- [Task to complete]
Exactly reproduce the lines of the listing below from the one containing "Reproduce this chart with React, TypeScript" through the one containing "const yTicks = [70, 100, 130, 160, 190, 220];". Skip the images.

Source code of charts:
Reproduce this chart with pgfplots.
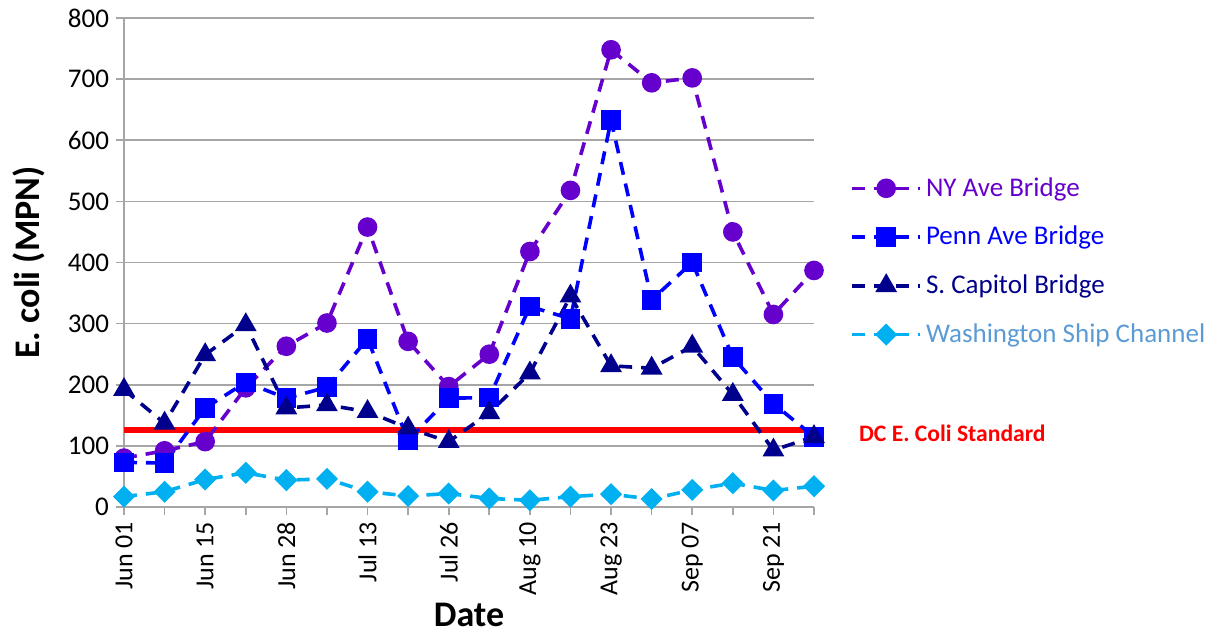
\documentclass[border=0pt]{standalone}
\usepackage{pgfplots}
\pgfplotsset{compat=1.18}
\usepackage{fontspec}
\setmainfont{Carlito}
\definecolor{nyc}{RGB}{102,0,204}
\definecolor{pennc}{RGB}{0,0,255}
\definecolor{scapc}{RGB}{0,0,140}
\definecolor{washc}{RGB}{0,176,240}
\definecolor{washtxt}{RGB}{91,155,213}
\definecolor{gridc}{RGB}{166,166,166}
\begin{document}
\begin{tikzpicture}
\begin{axis}[
  scale only axis, width=345pt, height=244.5pt,
  at={(0,0)}, anchor=south west,
  xmin=0, xmax=17, ymin=0, ymax=800,
  axis x line*=bottom, axis y line*=left,
  axis line style={gridc, line width=0.8pt},
  every tick/.style={gridc, line width=0.8pt},
  tick align=outside, major tick length=4pt,
  xtick={0,...,17},
  xticklabels={Jun 01,,Jun 15,,Jun 28,,Jul 13,,Jul 26,,Aug 10,,Aug 23,,Sep 07,,Sep 21,},
  xticklabel style={rotate=90, anchor=east, font=\fontsize{13}{15}\selectfont},
  ytick={0,100,...,800},
  yticklabel style={font=\fontsize{13.5}{15}\selectfont},
  /pgf/number format/assume math mode=true,
  ymajorgrids, major grid style={gridc, line width=0.8pt},
  xlabel={\bfseries Date}, ylabel={\bfseries E. coli (MPN)},
  xlabel style={font=\fontsize{18}{20}\selectfont, at={(axis description cs:0.5,-0.221)}, anchor=center},
  ylabel style={font=\fontsize{18}{20}\selectfont, at={(axis description cs:-0.138,0.5)}, anchor=center},
  clip=false,
  every axis plot/.append style={line width=1.8pt, dash pattern=on 6.5pt off 4.5pt},
  legend image code/.code={\draw[mark repeat=2,mark phase=2,#1] plot coordinates {(0pt,0pt) (17pt,0pt) (34pt,0pt)};},
  legend style={at={(1,0.683)}, anchor=north west, xshift=18pt, draw=none, fill=none,
    font=\fontsize{13.5}{15}\selectfont, row sep=9.5pt, inner sep=0pt,
    nodes={inner sep=2pt}},
  legend cell align=left,
]
\addplot[red, solid, line width=2.6pt, forget plot] coordinates {(0,126) (17,126)};
\addplot[nyc, mark=*, mark size=4pt, mark options={solid}] coordinates {
(0,80) (1,92) (2,107) (3,195) (4,263) (5,301) (6,458) (7,271) (8,197)
(9,250) (10,418) (11,518) (12,748) (13,694) (14,702) (15,450) (16,315) (17,387)};
\addlegendentry{\textcolor{nyc}{NY Ave Bridge}}
\addplot[pennc, mark=square*, mark size=4pt, mark options={solid}] coordinates {
(0,73) (1,72) (2,162) (3,204) (4,178) (5,196) (6,275) (7,109) (8,178)
(9,179) (10,328) (11,308) (12,633) (13,339) (14,400) (15,245) (16,169) (17,115)};
\addlegendentry{\textcolor{pennc}{Penn Ave Bridge}}
\addplot[scapc, mark=triangle*, mark size=4.5pt, mark options={solid}] coordinates {
(0,192) (1,137) (2,249) (3,298) (4,162) (5,167) (6,156) (7,129) (8,107)
(9,154) (10,219) (11,345) (12,231) (13,227) (14,263) (15,184) (16,93) (17,115)};
\addlegendentry{\textcolor{scapc}{S. Capitol Bridge}}
\addplot[washc, mark=square*, mark size=3pt, mark options={solid, rotate=45}] coordinates {
(0,17) (1,25) (2,45) (3,56) (4,44) (5,46) (6,25) (7,18) (8,22)
(9,14) (10,11) (11,17) (12,21) (13,13) (14,28) (15,39) (16,27) (17,34)};
\addlegendentry{\textcolor{washtxt}{Washington Ship Channel}}
\node[anchor=west, xshift=19pt, text=red, font=\fontsize{11.8}{14}\selectfont\bfseries] at (axis cs:17,121) {DC E. Coli Standard};
\end{axis}
\pgfresetboundingbox
\useasboundingbox (-62pt,-63pt) rectangle (544.5pt,253.5pt);
\end{tikzpicture}
\end{document}
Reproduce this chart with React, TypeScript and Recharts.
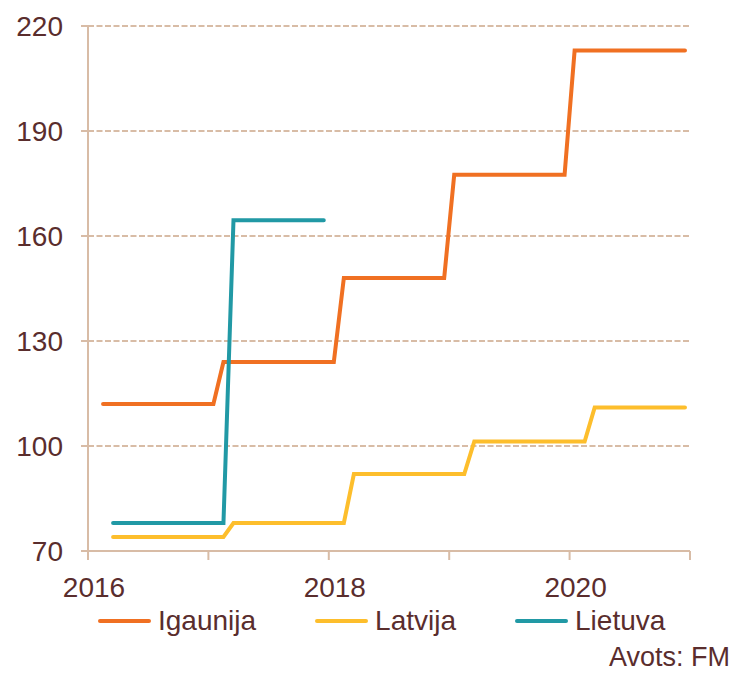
import { LineChart, Line, XAxis, YAxis, CartesianGrid, Legend } from 'recharts';

const startYear = 2016;
const xTicks = [0, 12, 24, 36, 48, 60];
const yTicks = [70, 100, 130, 160, 190, 220];

// vertices of the step lines (month, value)
const igaunijaMonths = ['2016-02', '2017-01', '2017-02', '2018-01', '2018-02', '2018-12', '2019-01', '2019-12', '2020-01', '2020-12'];
const igaunijaValues = [112, 112, 124, 124, 148, 148, 177.5, 177.5, 213, 213];

const latvijaMonths = ['2016-03', '2017-02', '2017-03', '2018-02', '2018-03', '2019-02', '2019-03', '2020-02', '2020-03', '2020-12'];
const latvijaValues = [74, 74, 78, 78, 92, 92, 101.3, 101.3, 111, 111];

const lietuvaMonths = ['2016-03', '2017-02', '2017-03', '2017-12'];
const lietuvaValues = [78, 78, 164.5, 164.5];

const seriesNames = ['Igaunija', 'Latvija', 'Lietuva'];
const seriesColors = ['#f07022', '#fdbe2c', '#2199a5'];
const source = 'Avots: FM';

const TEXT = '#5a2d2d';
const AXIS = '#d8bca6';
const FONT = '"Liberation Sans", Arial, sans-serif';

// month string -> position on the axis (middle of the month)
const monthPos = (m: string) => {
  const [y, mo] = m.split('-').map(Number);
  return (y - startYear) * 12 + (mo - 1) + 0.5;
};

const toPoints = (months: string[], values: number[]) =>
  months.map((m, i) => ({ x: monthPos(m), v: values[i] }));

const series = [
  toPoints(igaunijaMonths, igaunijaValues),
  toPoints(latvijaMonths, latvijaValues),
  toPoints(lietuvaMonths, lietuvaValues),
];

const XTick = ({ x, y, payload }: any) => {
  const v = payload.value;
  const label = v % 24 === 0 ? String(startYear + v / 12) : '';
  return (
    <text x={x + 6} y={y} dy="0.71em" textAnchor="middle" fill={TEXT} fontSize={28} fontFamily={FONT}>
      {label}
    </text>
  );
};

const LegendContent = () => (
  <div style={{ height: 75, fontFamily: FONT, color: TEXT, position: 'relative' }}>
    <div style={{ display: 'flex', alignItems: 'center', paddingLeft: 98, height: 46 }}>
      {seriesNames.map((name, i) => (
        <div key={name} style={{ display: 'flex', alignItems: 'center', marginRight: 59 }}>
          <div style={{ width: 53, height: 4, borderRadius: 2, background: seriesColors[i], marginRight: 7 }} />
          <span style={{ fontSize: 28, lineHeight: '32px' }}>{name}</span>
        </div>
      ))}
    </div>
    <div style={{ position: 'absolute', right: 5, top: 44, fontSize: 27, lineHeight: '30px' }}>{source}</div>
  </div>
);

export default function App() {
  return (
    <div style={{ position: 'absolute', left: 0, top: 0, width: 735, height: 673, background: '#fff' }}>
      <LineChart width={735} height={673} margin={{ top: 26, right: 45, left: 0, bottom: 0 }}>
        <CartesianGrid vertical={false} stroke={AXIS} strokeWidth={2} strokeDasharray="6 2.5" />
        <XAxis
          type="number"
          dataKey="x"
          domain={[0, 60]}
          ticks={xTicks}
          interval={0}
          height={47}
          tick={<XTick />}
          tickSize={9}
          tickMargin={17}
          axisLine={{ stroke: AXIS, strokeWidth: 2 }}
          tickLine={{ stroke: AXIS, strokeWidth: 2 }}
        />
        <YAxis
          type="number"
          domain={[70, 220]}
          ticks={yTicks}
          interval={0}
          width={88}
          tickSize={7}
          tickMargin={18}
          tick={{ fill: TEXT, fontSize: 28, fontFamily: FONT }}
          axisLine={{ stroke: AXIS, strokeWidth: 2 }}
          tickLine={{ stroke: AXIS, strokeWidth: 2 }}
        />
        <Legend
          verticalAlign="bottom"
          content={<LegendContent />}
          wrapperStyle={{ left: 0, bottom: 0, width: 735 }}
        />
        {series.map((data, i) => (
          <Line
            key={seriesNames[i]}
            data={data}
            dataKey="v"
            name={seriesNames[i]}
            type="linear"
            stroke={seriesColors[i]}
            strokeWidth={4}
            strokeLinecap="round"
            dot={false}
            activeDot={false}
            isAnimationActive={false}
          />
        ))}
      </LineChart>
    </div>
  );
}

- [Final result]
Reproduce this chart with React, TypeScript and Recharts.
import { LineChart, Line, XAxis, YAxis, CartesianGrid, Legend } from 'recharts';

const startYear = 2016;
const xTicks = [0, 12, 24, 36, 48, 60];
const yTicks = [70, 100, 130, 160, 190, 220];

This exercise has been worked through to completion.